The only major release this week is a lower-priced re-release of a geek favorite, Doctor Who: The Eighth Series, Part 2 (BBC, 270 min., $24.98), which features the final six episodes from the first season featuring the Twelfth Doctor played by Peter Capaldi.  Series 8, which aired in 2014, is eighth outing in the revived Doctor Who, and the 34th season of the show overall. 

Next week will see the release of two excellent offerings from the U.K.  Jericho: Season 1 (Acorn Media, 370 min., $49.99), a gritty TV noir that follows Chief Inspector Michael Jericho as he tackles some of the most heinous crimes committed in 1950s London.  Superb acting and excellent production values set Jericho apart from run-of-the-mill cop shows, and devotees of hard-hitting crime fiction won’t be disappointed.  This show was released back in 2007 by WGBH Boston, but has been out of print for some time.
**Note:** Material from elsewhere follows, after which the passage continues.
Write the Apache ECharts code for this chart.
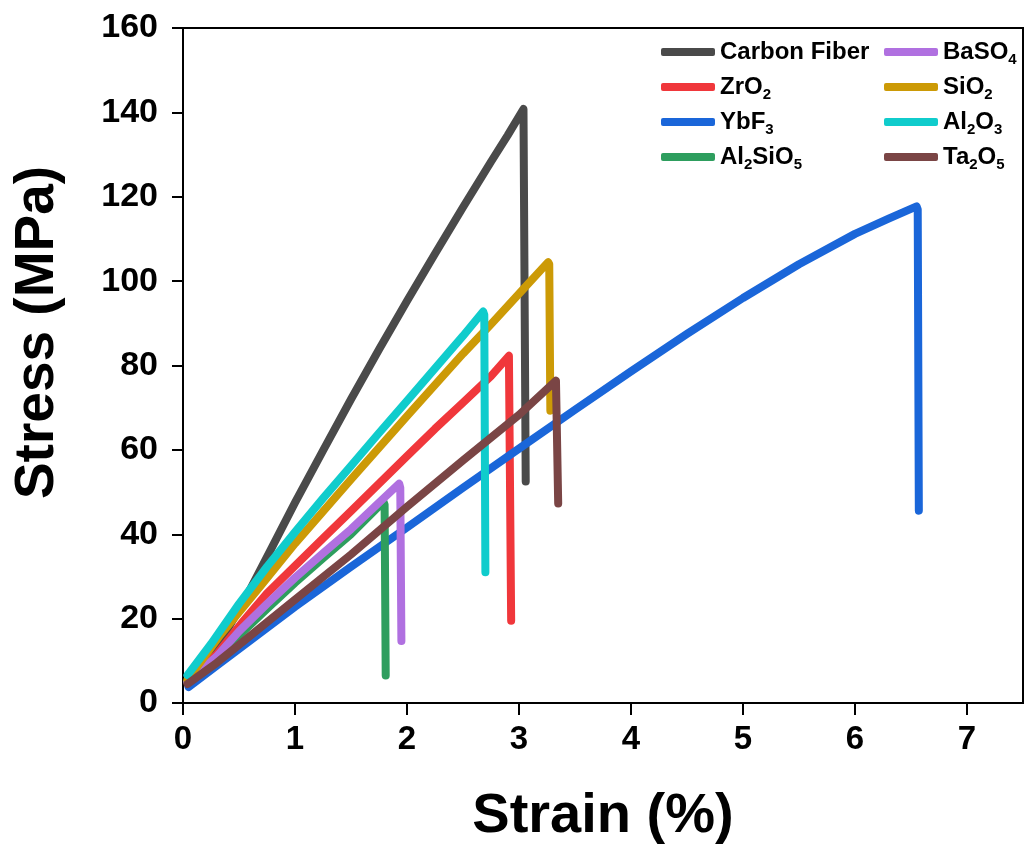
<!DOCTYPE html>
<html>
<head>
<meta charset="utf-8">
<script src="https://cdn.jsdelivr.net/npm/echarts@6/dist/echarts.min.js"></script>
<style>html,body{margin:0;padding:0;background:#fff}#c{width:1025px;height:850px}</style>
</head>
<body>
<div id="c"></div>
<script>
// Tick labels
const xTicks = [0, 1, 2, 3, 4, 5, 6, 7];
const yTicks = [0, 20, 40, 60, 80, 100, 120, 140, 160];

// Series names (legend order)
const seriesNames = ['Carbon Fiber', 'ZrO2', 'YbF3', 'Al2SiO5', 'BaSO4', 'SiO2', 'Al2O3', 'Ta2O5'];
const seriesColors = ['#4a4a4a', '#f0373b', '#1a66d9', '#2e9e5e', '#b070e0', '#cc9a06', '#10cccc', '#7a4545'];

// [strain %, stress MPa]
const carbonFiber = [[0.04,5],[0.3,13],[0.57,25.4],[0.8,37.2],[1.0,47.5],[1.25,59.8],[1.5,72],[1.75,83.8],[2.0,95.3],[2.25,106.5],[2.5,117.5],[2.75,128.3],[2.9,134.6],[3.04,140.8],[3.05,141],[3.06,52.5]];
const zrO2 = [[0.04,5],[0.3,11.5],[0.54,19.5],[0.75,26],[1.0,32.5],[1.25,39],[1.5,45.5],[1.75,52],[2.0,58.5],[2.25,65],[2.5,71.2],[2.75,77.5],[2.91,82.3],[2.92,82],[2.93,19.5]];
const ybF3 = [[0.05,3.8],[0.3,8.8],[0.6,14.8],[1.0,22.8],[1.5,32.3],[2.0,41.6],[2.5,51],[3.0,60.3],[3.5,69.5],[4.0,78.6],[4.5,87.5],[5.0,96],[5.5,104],[6.0,111.2],[6.3,114.8],[6.55,117.7],[6.56,117],[6.57,45.6]];
const al2SiO5 = [[0.04,5],[0.3,10.5],[0.5,16],[0.75,22.3],[1.0,28.5],[1.25,34.3],[1.5,40],[1.79,47.7],[1.8,47],[1.81,6.5]];
const baSO4 = [[0.04,5],[0.3,11],[0.5,17],[0.75,23.5],[1.0,29.7],[1.25,35.5],[1.5,41.2],[1.75,47.5],[1.93,52],[1.94,51],[1.95,14.7]];
const siO2 = [[0.04,5.5],[0.33,16],[0.7,28],[1.0,37.8],[1.5,53],[2.0,68],[2.5,82.8],[2.75,89.8],[3.0,97],[3.26,104.5],[3.27,104],[3.28,69.3]];
const al2O3 = [[0.04,6.6],[0.25,14],[0.5,23.5],[0.75,32.3],[1.0,40.5],[1.25,48.5],[1.5,56.2],[1.75,64],[2.0,71.6],[2.25,79.3],[2.5,87],[2.68,92.8],[2.69,92],[2.7,31]];
const ta2O5 = [[0.04,4.5],[0.3,9.5],[0.5,13.8],[1.0,24.5],[1.5,35.2],[2.0,46.5],[2.5,57.5],[3.0,68.3],[3.33,76.4],[3.34,76],[3.35,47.3]];

const seriesData = [carbonFiber, zrO2, ybF3, al2SiO5, baSO4, siO2, al2O3, ta2O5];

const FONT = "'Liberation Sans', Arial, sans-serif";
const chart = echarts.init(document.getElementById('c'));

const legendFormatter = function (name) {
  return name.replace(/(\d)/g, '{s|$1}');
};
const legendBase = {
  orient: 'vertical',
  selectedMode: false,
  padding: 0,
  itemGap: 5,
  itemWidth: 54,
  itemHeight: 8,
  icon: 'roundRect',
  formatter: legendFormatter,
  textStyle: {
    fontFamily: FONT, fontSize: 24, fontWeight: 'bold', color: '#000', lineHeight: 30,
    rich: { s: { fontFamily: FONT, fontSize: 15, fontWeight: 'bold', color: '#000', lineHeight: 14, verticalAlign: 'bottom' } }
  }
};

chart.setOption({
  backgroundColor: '#ffffff',
  animation: false,
  color: seriesColors,
  grid: { left: 183, right: 2, top: 28, bottom: 145, show: true, borderColor: '#000', borderWidth: 2, backgroundColor: 'transparent' },
  legend: [
    Object.assign({}, legendBase, { left: 661, top: 37, data: seriesNames.slice(0, 4) }),
    Object.assign({}, legendBase, { left: 884, top: 37, data: seriesNames.slice(4) })
  ],
  xAxis: {
    type: 'value', min: 0, max: 7.5,
    name: 'Strain (%)', nameLocation: 'middle', nameGap: 86,
    nameTextStyle: { fontFamily: FONT, fontSize: 56, fontWeight: 'bold', color: '#000' },
    axisLine: { show: true, lineStyle: { color: '#000', width: 2 } },
    axisTick: { show: true, inside: false, length: 12, lineStyle: { color: '#000', width: 2 }, customValues: xTicks },
    axisLabel: { fontFamily: FONT, fontSize: 33, fontWeight: 'bold', color: '#000', margin: 20, customValues: xTicks },
    splitLine: { show: false }
  },
  yAxis: {
    type: 'value', min: 0, max: 160, interval: 20,
    name: 'Stress (MPa)', nameLocation: 'middle', nameGap: 118,
    nameTextStyle: { fontFamily: FONT, fontSize: 55, fontWeight: 'bold', color: '#000', padding: [0, 0, 0, 66] },
    axisLine: { show: true, lineStyle: { color: '#000', width: 2 } },
    axisTick: { show: true, inside: false, length: 11, lineStyle: { color: '#000', width: 2 } },
    axisLabel: { fontFamily: FONT, fontSize: 34, fontWeight: 'bold', color: '#000', margin: 25,
      formatter: function (v) { return yTicks.indexOf(v) >= 0 ? String(v) : ''; } },
    splitLine: { show: false }
  },
  series: seriesNames.map(function (n, i) {
    return {
      name: n, type: 'line', data: seriesData[i], showSymbol: false, symbol: 'none',
      clip: false,
      lineStyle: { width: 8, color: seriesColors[i], cap: 'round', join: 'round' },
      itemStyle: { color: seriesColors[i] },
      z: 2 + i
    };
  })
});
</script>
</body>
</html>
Of more recent vintage, but also fascinating is the Close to the Enemy Miniseries (Acorn Media, 435 min., $59.98, BD $59.99), which is set in the years immediately after World War II as a British intelligence agent attempts to secure the services of a German scientist, who is also of great interest to the Russians.  Strong performances make this early Cold War saga compelling—and it is no surprise that the Starz cable channel picked up the U.S. broadcasting rights to the series.

Anime

This week’s new releases include the My Love Story Complete Collection (Sentai Filmworks, 600 min., $79.98, BD $99.98), which contains all 24 episodes of the 2015 Madhouse series based on the shojo manga series written by Kazune Kawahara (High School Debut), and the subtitles-only Wakaba Girl Complete Collection (Sentai Filmworks, 325 min., Subtitles Only, $24.98, BD $34.98), which collects the 13-episode 2015 series from Nexus that is based on a 4-panel comedy manga written by Yui Hara about a staid rich teen, who becomes enamored of the fashion-conscious “gyaru” subculture.

The Gun Frontier: Complete Collection (Discotek Media, 325 min., $44.95) contains the 13-episode 2002 anime based on Leiji Matsumoto’s 1970s manga.  Matsumoto’s most famous creation Captain Harlock appears in this Old West saga, but as a sidekick to the show’s real protagonist, the gunslinger Tochiro Oyama.

Repriced re-releases due on Tuesday include the S.A.V.E. editions of the Shakugan no Shana: Season 3 Collection (Funimation, BD/DVD Combo $34.98), the Shakugan no Shana S: OVA Series (Funimation, BD/DVD Combo $24.98), and Shakugan no Shana: The Movie (Funimation, BD/DVD Combo $24.98).